● TASK PROMPT: Lift out each line of the data that holds "this".

════

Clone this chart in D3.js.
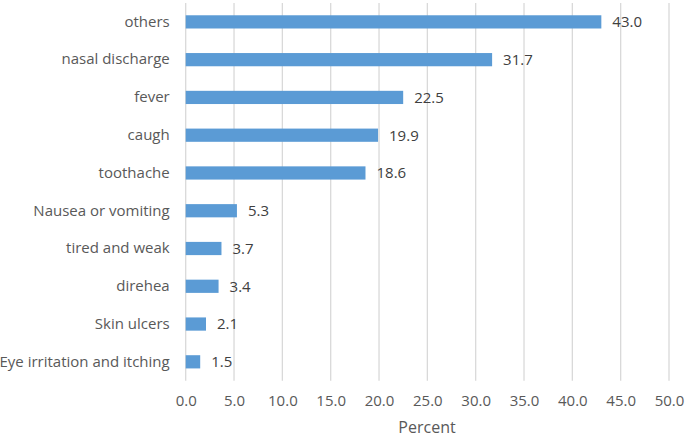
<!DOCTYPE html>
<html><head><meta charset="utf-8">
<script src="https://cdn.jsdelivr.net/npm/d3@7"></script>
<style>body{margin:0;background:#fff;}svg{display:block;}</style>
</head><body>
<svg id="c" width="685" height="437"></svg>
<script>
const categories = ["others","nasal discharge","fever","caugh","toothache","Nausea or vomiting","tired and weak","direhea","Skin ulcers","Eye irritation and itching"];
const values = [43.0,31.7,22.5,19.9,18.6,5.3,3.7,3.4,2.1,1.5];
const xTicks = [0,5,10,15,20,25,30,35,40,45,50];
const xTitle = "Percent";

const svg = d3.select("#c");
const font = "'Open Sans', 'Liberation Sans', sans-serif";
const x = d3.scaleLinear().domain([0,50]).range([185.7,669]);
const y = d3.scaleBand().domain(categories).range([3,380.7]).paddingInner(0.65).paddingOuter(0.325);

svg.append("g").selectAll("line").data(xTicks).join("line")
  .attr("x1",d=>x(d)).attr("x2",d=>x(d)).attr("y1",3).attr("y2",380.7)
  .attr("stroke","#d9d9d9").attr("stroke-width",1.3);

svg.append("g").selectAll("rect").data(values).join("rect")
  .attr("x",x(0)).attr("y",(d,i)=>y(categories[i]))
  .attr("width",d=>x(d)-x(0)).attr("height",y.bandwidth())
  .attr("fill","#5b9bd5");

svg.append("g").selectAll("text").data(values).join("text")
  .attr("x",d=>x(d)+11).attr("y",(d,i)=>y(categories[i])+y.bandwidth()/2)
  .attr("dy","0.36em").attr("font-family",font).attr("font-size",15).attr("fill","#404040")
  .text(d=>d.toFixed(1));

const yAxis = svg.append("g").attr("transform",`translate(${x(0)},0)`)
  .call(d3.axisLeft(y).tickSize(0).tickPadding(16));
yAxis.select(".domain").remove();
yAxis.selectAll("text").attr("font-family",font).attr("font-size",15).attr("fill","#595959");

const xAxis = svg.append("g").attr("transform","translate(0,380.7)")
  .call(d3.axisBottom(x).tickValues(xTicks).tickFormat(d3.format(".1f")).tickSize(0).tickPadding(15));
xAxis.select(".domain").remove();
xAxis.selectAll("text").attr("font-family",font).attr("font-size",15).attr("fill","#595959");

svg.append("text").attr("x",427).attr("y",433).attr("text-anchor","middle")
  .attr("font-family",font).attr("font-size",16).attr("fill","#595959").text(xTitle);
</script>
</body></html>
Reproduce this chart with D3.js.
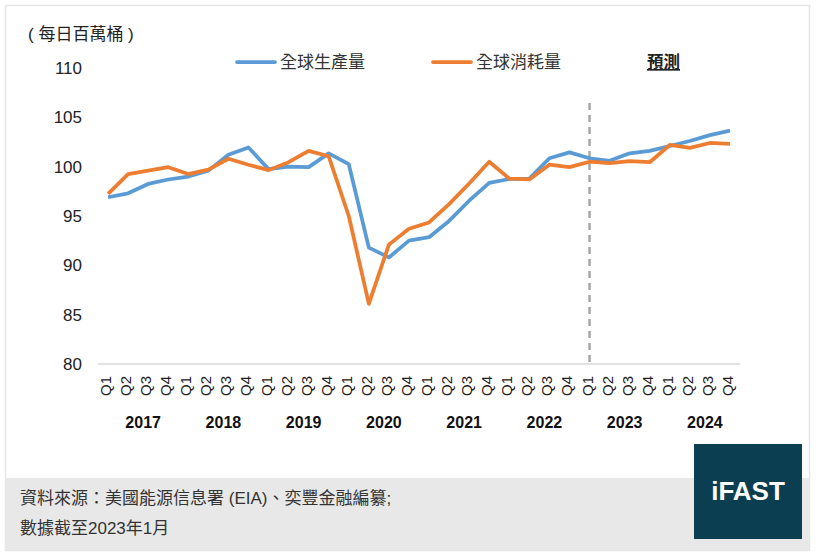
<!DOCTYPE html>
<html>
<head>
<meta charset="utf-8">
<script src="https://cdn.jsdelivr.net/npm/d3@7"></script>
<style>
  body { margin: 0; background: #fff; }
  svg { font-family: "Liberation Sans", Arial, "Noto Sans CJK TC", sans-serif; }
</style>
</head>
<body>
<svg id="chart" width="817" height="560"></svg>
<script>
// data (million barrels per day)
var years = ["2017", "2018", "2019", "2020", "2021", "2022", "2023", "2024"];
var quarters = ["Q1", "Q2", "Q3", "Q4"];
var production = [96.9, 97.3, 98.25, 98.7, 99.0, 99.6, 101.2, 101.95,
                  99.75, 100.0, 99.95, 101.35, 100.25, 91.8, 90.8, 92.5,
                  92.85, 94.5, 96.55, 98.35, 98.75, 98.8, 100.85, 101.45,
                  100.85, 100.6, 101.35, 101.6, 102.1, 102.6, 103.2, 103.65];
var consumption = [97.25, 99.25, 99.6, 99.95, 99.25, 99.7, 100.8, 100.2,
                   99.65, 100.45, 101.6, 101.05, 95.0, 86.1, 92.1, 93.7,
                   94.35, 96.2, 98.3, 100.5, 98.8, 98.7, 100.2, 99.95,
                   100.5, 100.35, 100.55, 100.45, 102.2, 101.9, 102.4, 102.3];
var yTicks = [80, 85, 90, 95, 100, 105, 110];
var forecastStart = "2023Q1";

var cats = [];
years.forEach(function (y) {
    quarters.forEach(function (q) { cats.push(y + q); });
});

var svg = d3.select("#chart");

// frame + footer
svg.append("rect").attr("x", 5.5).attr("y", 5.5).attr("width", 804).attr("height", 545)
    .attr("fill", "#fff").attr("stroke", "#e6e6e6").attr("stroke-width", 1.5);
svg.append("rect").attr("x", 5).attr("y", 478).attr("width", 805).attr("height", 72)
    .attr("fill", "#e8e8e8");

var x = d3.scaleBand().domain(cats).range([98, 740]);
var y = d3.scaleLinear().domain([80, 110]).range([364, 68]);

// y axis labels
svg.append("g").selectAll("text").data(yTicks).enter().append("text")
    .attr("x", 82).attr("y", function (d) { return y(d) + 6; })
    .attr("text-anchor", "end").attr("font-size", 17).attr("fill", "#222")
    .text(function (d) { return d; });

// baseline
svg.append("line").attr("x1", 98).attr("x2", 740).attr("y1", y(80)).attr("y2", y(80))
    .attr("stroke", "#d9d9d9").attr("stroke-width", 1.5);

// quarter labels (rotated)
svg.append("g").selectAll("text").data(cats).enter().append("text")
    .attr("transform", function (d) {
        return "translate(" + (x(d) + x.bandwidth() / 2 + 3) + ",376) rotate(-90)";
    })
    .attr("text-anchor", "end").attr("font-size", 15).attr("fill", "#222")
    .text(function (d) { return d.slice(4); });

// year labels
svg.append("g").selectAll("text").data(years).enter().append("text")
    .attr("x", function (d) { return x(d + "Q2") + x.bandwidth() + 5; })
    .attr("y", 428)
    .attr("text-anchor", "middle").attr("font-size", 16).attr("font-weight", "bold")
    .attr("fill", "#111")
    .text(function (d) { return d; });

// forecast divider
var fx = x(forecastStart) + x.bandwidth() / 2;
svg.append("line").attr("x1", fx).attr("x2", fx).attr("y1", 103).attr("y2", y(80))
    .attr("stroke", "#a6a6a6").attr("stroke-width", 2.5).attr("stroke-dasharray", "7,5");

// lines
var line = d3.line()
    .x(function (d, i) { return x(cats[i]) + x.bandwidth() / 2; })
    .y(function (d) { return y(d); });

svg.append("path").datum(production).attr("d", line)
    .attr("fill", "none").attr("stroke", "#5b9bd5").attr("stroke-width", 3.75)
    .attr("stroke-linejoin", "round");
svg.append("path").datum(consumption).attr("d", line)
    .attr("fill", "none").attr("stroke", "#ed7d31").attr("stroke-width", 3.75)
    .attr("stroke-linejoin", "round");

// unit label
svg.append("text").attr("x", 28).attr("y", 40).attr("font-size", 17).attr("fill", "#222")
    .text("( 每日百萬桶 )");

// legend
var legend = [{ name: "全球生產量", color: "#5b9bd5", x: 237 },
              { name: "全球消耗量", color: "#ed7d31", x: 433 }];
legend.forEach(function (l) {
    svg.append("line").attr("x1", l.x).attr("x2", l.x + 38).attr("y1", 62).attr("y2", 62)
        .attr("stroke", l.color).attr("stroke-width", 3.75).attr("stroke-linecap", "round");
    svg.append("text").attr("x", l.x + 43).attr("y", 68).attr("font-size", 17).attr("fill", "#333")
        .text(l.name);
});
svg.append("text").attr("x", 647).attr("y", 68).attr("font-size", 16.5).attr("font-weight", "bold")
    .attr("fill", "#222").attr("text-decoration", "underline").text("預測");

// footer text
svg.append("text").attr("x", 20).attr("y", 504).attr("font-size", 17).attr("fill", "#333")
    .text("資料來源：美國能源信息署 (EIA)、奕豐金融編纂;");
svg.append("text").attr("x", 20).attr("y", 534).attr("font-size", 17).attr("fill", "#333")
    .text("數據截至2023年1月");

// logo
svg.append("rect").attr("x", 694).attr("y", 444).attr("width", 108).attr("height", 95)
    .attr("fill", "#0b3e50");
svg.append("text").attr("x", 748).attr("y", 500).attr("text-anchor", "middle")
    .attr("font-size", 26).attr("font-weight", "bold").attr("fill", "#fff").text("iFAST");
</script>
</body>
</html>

════

● EXERCISE ANSWER:
Clone this chart in D3.js.
Reproduce this chart with D3.js.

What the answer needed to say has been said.